Murray accused Oliver of trying to boost ratings, line his pockets "and advance the show's anti-coal agenda" at Murray's expense.
In his petition for a temporary restraining order and gag order, Murray said he, his employees and family "have been inundated with an onslaught of threats, harassment and intimidation by people that are simply following (Oliver's) lead as they view and review the defamatory statements."
He said the initial broadcast was viewed more than 6.1 million times on YouTube and more than 1.5 million times on Facebook, receiving over 32,000 "likes." Murray also said his company was bombarded with more than 30,000 spam messages in a 20-minute window in a bid to crash its website. He claims a third cyber attack forced Murray Energy to take its website down to implement new, increased security measures.

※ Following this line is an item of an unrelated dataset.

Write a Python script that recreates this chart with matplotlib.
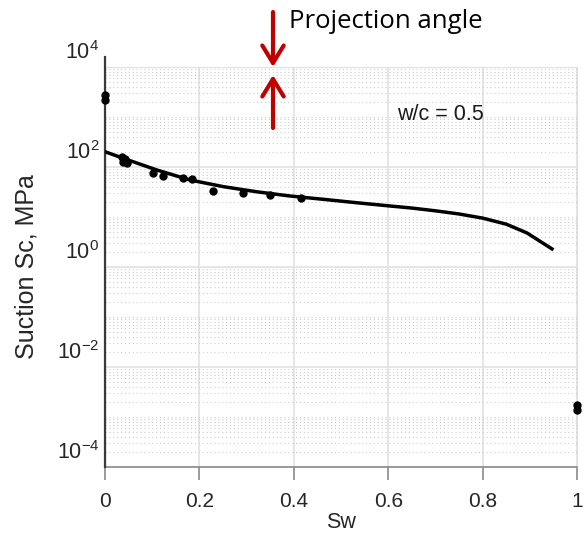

Murray said the show's fan base besieged his company with email messages saying "eat ****, Bob." On the show a staff member had dressed in a squirrel costume to deliver that same message to a likeness of Murray, he said.
Murray claims the company's switchboard also was bombarded by callers telling employees among other things, they were "worthless," referring to him as "a lying piece of ***" and "one of the most heartless people alive to watch so many of his employees die." He claims his son's life was threatened by a caller who was able to obtain his cellphone number.
"Threats of physical harm and property damage have only increased since the complaint was filed," the suit stated, adding, "When (Murray) filed the complaint, they did not appreciate the extent of the destructive aftermath" of the broadcast.
Murray, his employees and family "have been inundated with an onslaught of threats, harassment and intimidation by people that are simply following (Oliver's) lead as they view and review the defamatory statements," the petition alleged.
Murray said lawyers for Oliver and HBO refused to pull the footage and insists court intervention is needed to protect the juror pool from bias.
"The public has an interest in seeing that important topics are discussed truthfully and with civility," the petition suggests. "Defendant's publication does neither. And re-publication ... will certainly add nothing to the debate."
The suit and petition for court intervention currently lists Murray Energy as well as his Marshall County, Marion County, Monongalia County, Harrison County and Ohio County coal companies as plaintiffs.
In a statement cited by the Washington Post, HBO said it had not yet seen the complaint. “We have confidence in the staff of Last Week Tonight and do not believe anything in the show this week violated Mr. Murray’s or Murray Energy’s rights,” HBO said in the statement.